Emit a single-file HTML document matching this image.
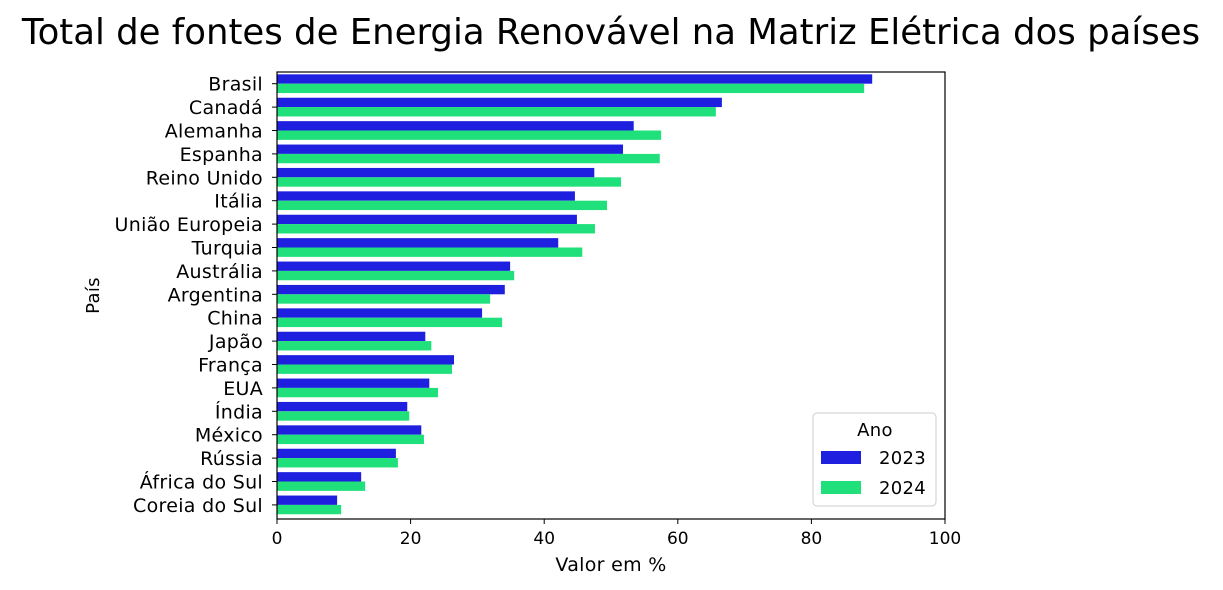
<!DOCTYPE html>
<html><head><meta charset="utf-8"><style>
body{margin:0;background:#fff;}
svg{display:block;font-family:"DejaVu Sans","Liberation Sans",sans-serif;}
.t{letter-spacing:0.3px;}
</style></head><body>
<svg id="chart" width="1223" height="590">
<text x="611" y="44" font-size="35.5" text-anchor="middle">Total de fontes de Energia Renovável na Matriz Elétrica dos países</text>
<g id="bars"></g>
<g id="axes"></g>
</svg>
<script>
const categories=["Brasil","Canadá","Alemanha","Espanha","Reino Unido","Itália","União Europeia","Turquia","Austrália","Argentina","China","Japão","França","EUA","Índia","México","Rússia","África do Sul","Coreia do Sul"];
const values2023=[89.1,66.6,53.4,51.8,47.5,44.6,44.9,42.1,34.9,34.1,30.7,22.2,26.5,22.8,19.5,21.6,17.8,12.6,9.0];
const values2024=[87.9,65.7,57.5,57.3,51.5,49.4,47.6,45.7,35.5,31.9,33.7,23.1,26.2,24.1,19.8,22.0,18.1,13.2,9.6];
const xTicks=[0,20,40,60,80,100];
const seriesNames=["2023","2024"];
const colors=["#1f1fe0","#1fe07a"];
const NS="http://www.w3.org/2000/svg";
const L=277,R=945,T=72,B=519;
const x=v=>L+(v/100)*(R-L);
const band=23.4;
const y=i=>T+i*band;
function mk(tag,attrs,parent){const e=document.createElementNS(NS,tag);for(const k in attrs)e.setAttribute(k,attrs[k]);parent.appendChild(e);return e;}
const bars=document.getElementById('bars'),axes=document.getElementById('axes');
const bw=band*0.4;
[values2023,values2024].forEach((vals,s)=>{
 vals.forEach((v,i)=>{
  const r=mk('rect',{x:x(0),y:y(i)+band*0.1+s*bw,width:x(v)-x(0),height:bw,fill:colors[s]},bars);
  
  
 });
});
const frame=mk('rect',{x:L,y:T,width:R-L,height:B-T,fill:'none',stroke:'#000','stroke-width':1.2},axes);


categories.forEach((c,i)=>{
 const cy=y(i)+band/2;
 mk('line',{x1:L-5,x2:L,y1:cy,y2:cy,stroke:'#000'},axes);
 const t=mk('text',{x:L-14,y:cy+7,'font-size':19,'text-anchor':'end',class:'t'},axes);
 t.textContent=c;
 
 
});
xTicks.forEach(v=>{
 mk('line',{x1:x(v),x2:x(v),y1:B,y2:B+5,stroke:'#000'},axes);
 const t=mk('text',{x:x(v),y:B+25,'font-size':17,'text-anchor':'middle'},axes);
 t.textContent=v;
 
 
});
const xt=mk('text',{x:611,y:571,'font-size':19,'text-anchor':'middle',class:'t'},axes);
xt.textContent='Valor em %';


const yt=mk('text',{x:99,y:(T+B)/2,'font-size':18,'text-anchor':'middle',class:'t',transform:`rotate(-90 99 ${(T+B)/2})`},axes);
yt.textContent='País';


const lg=mk('g',{},axes);


mk('rect',{x:813,y:413,width:123,height:93,rx:4,fill:'#fff',stroke:'#ccc'},lg);
const lt=mk('text',{x:875,y:436,'font-size':18,'text-anchor':'middle',class:'t'},lg);
lt.textContent='Ano';
seriesNames.forEach((n,s)=>{
 const ly=451+s*30;
 const p=mk('rect',{x:821,y:ly,width:40,height:13,fill:colors[s]},lg);
 
 
 const t=mk('text',{x:879,y:ly+13,'font-size':18,class:'t'},lg);
 t.textContent=n;
});
</script>
</body></html>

──────

## [TASK REQUIREMENTS]
Leave every image out, and retype the material exactly.

## [ANSWER TO THE EXERCISE]
Emit a single-file HTML document matching this image.
<!DOCTYPE html>
<html><head><meta charset="utf-8"><style>
body{margin:0;background:#fff;}
svg{display:block;font-family:"DejaVu Sans","Liberation Sans",sans-serif;}
.t{letter-spacing:0.3px;}
</style></head><body>
<svg id="chart" width="1223" height="590">
<text x="611" y="44" font-size="35.5" text-anchor="middle">Total de fontes de Energia Renovável na Matriz Elétrica dos países</text>
<g id="bars"></g>
<g id="axes"></g>
</svg>
<script>
const categories=["Brasil","Canadá","Alemanha","Espanha","Reino Unido","Itália","União Europeia","Turquia","Austrália","Argentina","China","Japão","França","EUA","Índia","México","Rússia","África do Sul","Coreia do Sul"];
const values2023=[89.1,66.6,53.4,51.8,47.5,44.6,44.9,42.1,34.9,34.1,30.7,22.2,26.5,22.8,19.5,21.6,17.8,12.6,9.0];
const values2024=[87.9,65.7,57.5,57.3,51.5,49.4,47.6,45.7,35.5,31.9,33.7,23.1,26.2,24.1,19.8,22.0,18.1,13.2,9.6];
const xTicks=[0,20,40,60,80,100];
const seriesNames=["2023","2024"];
const colors=["#1f1fe0","#1fe07a"];
const NS="http://www.w3.org/2000/svg";
const L=277,R=945,T=72,B=519;
const x=v=>L+(v/100)*(R-L);
const band=23.4;
const y=i=>T+i*band;
function mk(tag,attrs,parent){const e=document.createElementNS(NS,tag);for(const k in attrs)e.setAttribute(k,attrs[k]);parent.appendChild(e);return e;}
const bars=document.getElementById('bars'),axes=document.getElementById('axes');
const bw=band*0.4;
[values2023,values2024].forEach((vals,s)=>{
 vals.forEach((v,i)=>{
  const r=mk('rect',{x:x(0),y:y(i)+band*0.1+s*bw,width:x(v)-x(0),height:bw,fill:colors[s]},bars);
  
  
 });
});
const frame=mk('rect',{x:L,y:T,width:R-L,height:B-T,fill:'none',stroke:'#000','stroke-width':1.2},axes);


categories.forEach((c,i)=>{
 const cy=y(i)+band/2;
 mk('line',{x1:L-5,x2:L,y1:cy,y2:cy,stroke:'#000'},axes);
 const t=mk('text',{x:L-14,y:cy+7,'font-size':19,'text-anchor':'end',class:'t'},axes);
 t.textContent=c;
 
 
});
xTicks.forEach(v=>{
 mk('line',{x1:x(v),x2:x(v),y1:B,y2:B+5,stroke:'#000'},axes);
 const t=mk('text',{x:x(v),y:B+25,'font-size':17,'text-anchor':'middle'},axes);
 t.textContent=v;
 
 
});
const xt=mk('text',{x:611,y:571,'font-size':19,'text-anchor':'middle',class:'t'},axes);
xt.textContent='Valor em %';


const yt=mk('text',{x:99,y:(T+B)/2,'font-size':18,'text-anchor':'middle',class:'t',transform:`rotate(-90 99 ${(T+B)/2})`},axes);
yt.textContent='País';


const lg=mk('g',{},axes);


mk('rect',{x:813,y:413,width:123,height:93,rx:4,fill:'#fff',stroke:'#ccc'},lg);
const lt=mk('text',{x:875,y:436,'font-size':18,'text-anchor':'middle',class:'t'},lg);
lt.textContent='Ano';
seriesNames.forEach((n,s)=>{
 const ly=451+s*30;
 const p=mk('rect',{x:821,y:ly,width:40,height:13,fill:colors[s]},lg);
 
 
 const t=mk('text',{x:879,y:ly+13,'font-size':18,class:'t'},lg);
 t.textContent=n;
});
</script>
</body></html>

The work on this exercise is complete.